Tuesday, February 7, 2012


Hulk Jeff no like Brandon BLOW-UP bashing.

I knew exactly what you were doing and arguing, but I also sensed that you were trying to pick a fight or incite some anger through your casual dismissal of the film. Something I was only too happy to oblige you with post-VAMPYR fight lull.

It was this comment that really set me off:
"I would gladly go at this film because I'm interested to hear a defense from its fans. I get a feeling that it'll be a lot of mood and atmosphere vibes."

I'm glad you said this because I had been working on a deeper analysis of the film in my head since the moment I watched it again. It was almost a perfect setup for me to rant about why I find the film, particularly its ending, so thematically interesting. Sure, the mood and atmosphere vibes are fine in the film, but it's everything else that appeals to me. The suggestion that one couldn't form a defense for the film beyond its atmosphere or mood was the real instigator. You just had to provoke me into that, didn't you?

"Your accusations of me not giving it a fair shake are quite assuming." Absolutely, but that was only to provoke you back. Plus, it sounded nice to accuse you of not believing in the film after I had just expounded on my "belief" analysis of the film.

Truthfully, I think Chris' argument for the film being dull is valid. I think your reaction to the film is valid too. John didn't seem to like what he had seen, but I really can't imagine him liking the film anyway. I can already hear him telling me (or picture him writing) how cold the film left him. I won't even pretend like there is heart or emotion to this film. It's almost purely visual and intellectual, like all of his films. But sometimes I love visual and intellectual, as long as the film or filmmaker is successful at both. I love Kubrick because I think he's successful at both, and I love Antonioni for similar reasons. Kubrick's films are obviously more entertaining than Antonioni's (and can have heart–PATHS OF GLORY, for instance), but I don't think either man would deny that they made films primarily for the brain instead of the heart (Aren't you psyched for some Antonioni now that I've compared him to Kubrick, John?).

I was impressed by BLOW-UP's intelligence, but I can imagine that if you or anyone didn't find it all that intelligent or just purely cold, that it wouldn't be a positive experience.

I do think that, to speak for him, Chris found something intelligent or interesting about the film's specific open ending. I don't think he was given the film a pass merely for having an open ending but for having the invisible tennis match open ending it does have. This is his actual quote: "I loved the ending and its allowance for endless interpretation." It isn't "I loved the ending because of its allowance for endless interpretation." He's saying that he loved the ending and its openness, something you were quick to tell him he was wrong about (which in turn was something I was quick to come to his defense for). He's allowed to give a film points for something he thought it did well, right?

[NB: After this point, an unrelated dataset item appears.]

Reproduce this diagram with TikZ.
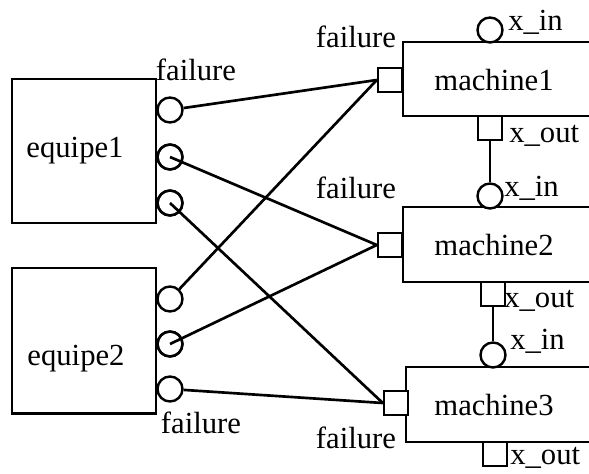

Onto John Wayne, I'm a big fan of him as an actor and love his movies. I've never been a fan of his politics or his unabashed HUAC support, but that has never diminished my esteem of his professional or artistic work since I've been exposed to it. I mean Jimmy Stewart was an arch conservative, and I still love him to death and think he was one the greatest actors who ever lived (who doesn't?). But, you also have to understand that Chris and I didn't grow up on John Wayne or his movies as kids. Before I ever saw one of his films, I knew from my interest in history that Wayne was a vocal supporter of ratting people out in Hollywood, just like Ronnie Regan. I hated him before I ever saw one of his films until I did see one of them and found him interesting and even charming. Chris is just getting exposed to Wayne now so I think he needs time to separate the image of Wayne the man from Wayne the actor.

I don't know if Bunuel was a homophobe or not, but I do know that Ernst Lubitsch used to sell poison milk to school children, and Robert Bresson used to kick puppies. The jerks!